The Rule of 72 is a great mental math shortcut to estimate the effect of any growth rate, from quick financial calculations to population estimates. Here’s the formula:https://betterexplained.com/articles/the-rule-of-72/
Years to double = 72 / Interest Rate
This formula is useful for financial estimates and understanding the nature of compound interest.
a * (1+R)^N = 2a, ln(1+R) ~ R, where
a - initial amount of capital;
R - interest rate, for example 10%, means R=0.1;
Interest Rate - in percents, 10%, for example,
N - number of years, 12 years, for example.

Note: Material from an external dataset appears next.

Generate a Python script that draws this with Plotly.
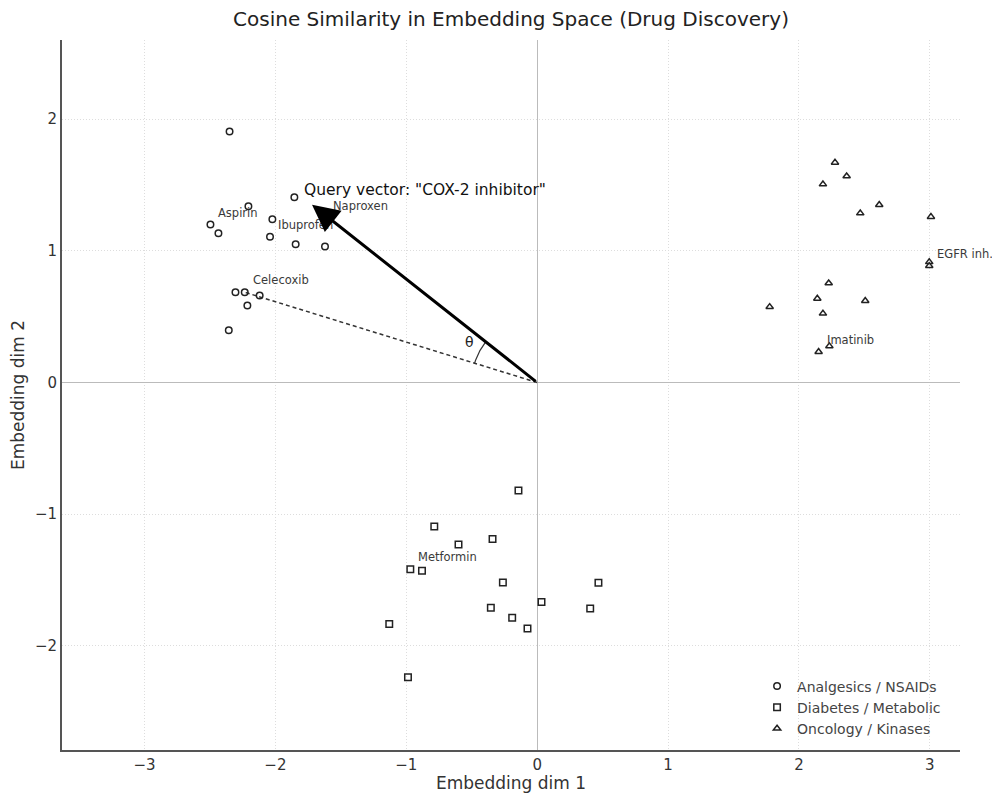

In addition to being nicely divisible, 72 has an important advantage which most people don't realize: It's on the right side of 100 ln(2).https://news.ycombinator.com/item?id=11959464
The exact "rule" for N% interest is N log(2) / log (1 + N/100), which has taylor series 100 log(2) + log(2)/2 N + O(N^2) ≈ 69.315 + 0.34657 N - 0.0005776 N^2 + ...
For N approaching 0, the exact "rule" becomes the "rule of 100 log 2"; but for larger N increases slightly; the "rule of 72" is exactly correct for ~7.84687% interest, and for 15% interest it only gets as far as a "rule of 74.4".
That said, the power series gives us a way to get a significantly more accurate result: Divide the annual percentage interest rate into 832 months, then add 4 months. For any interest rate between 1% and 40%, this result will be accurate to within 3 days.